The Biden administration and borrower advocates argue that the Higher Education Act has provided the Education Department with broad authority to craft the parameters of IDR plans for over 30 years. And the department has properly exercised this authority multiple times — in 1994 to create the Income Contingent Repayment plan, in 2012 to create the Pay As You Earn plan, in 2015 to create the Revised Pay As You Earn plan, and again in 2023 to create the SAVE plan. But opponents argue that SAVE goes too far, and they hope the Supreme Court will agree.
“The Department claims it has had the power since 1993 to cancel as much student-loan debt as it wants under the guise of income-driven repayment (IDR) plans,” said a statement from Sheng Li, Litigation Counsel at the New Civil Liberties Alliance, which filed an amicus curiae brief on Tuesday in support of the challengers. “Congress never authorized the Department to design any plan that is more generous than what Congress has enacted. The Supreme Court should reinstate the injunction against this unlawful plan.”

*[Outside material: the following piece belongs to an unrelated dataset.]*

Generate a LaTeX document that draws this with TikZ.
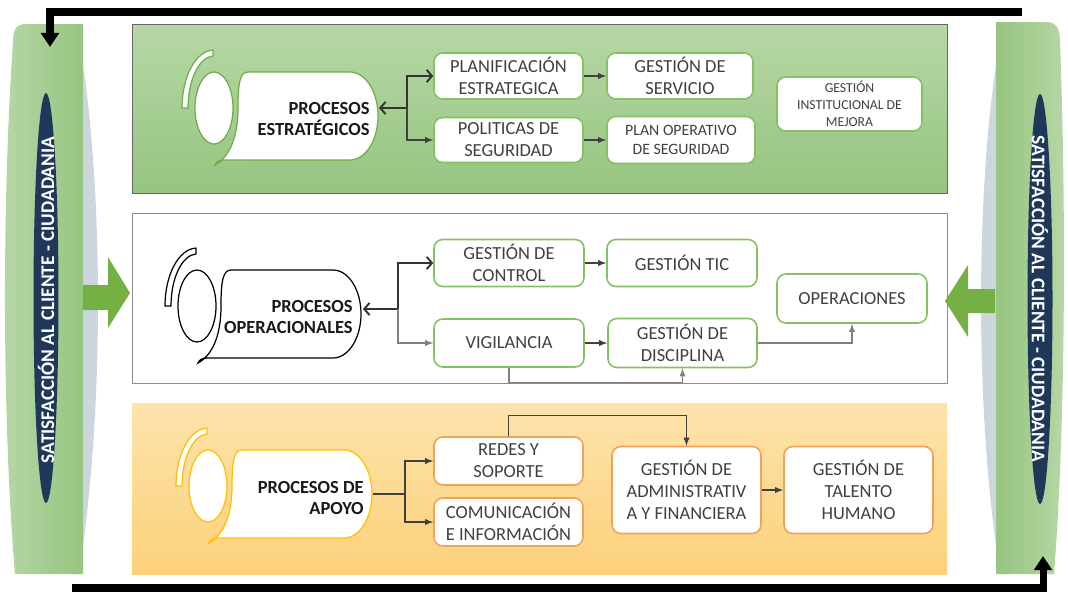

Supreme Court May Ultimately Determine Fate Of Student Loan Forgiveness Under SAVE As Well
The current question before the Supreme Court is fairly narrow: whether or not it should reverse the 10th Circuit’s stay of the Kansas injunction. This only applies to the lower student loan payments under the SAVE plan.
But the second injunction from Missouri blocking student loan forgiveness is also likely to end up at the Supreme Court, following an expected appeal to the 8th Circuit Court of Appeals. And generally speaking, when two separate federal circuit courts issue distinct rulings on a significant legal question that has national implications, the Supreme Court is likely to get involved one way or another.
A decision on the 10th Circuit’s stay could arrive this week.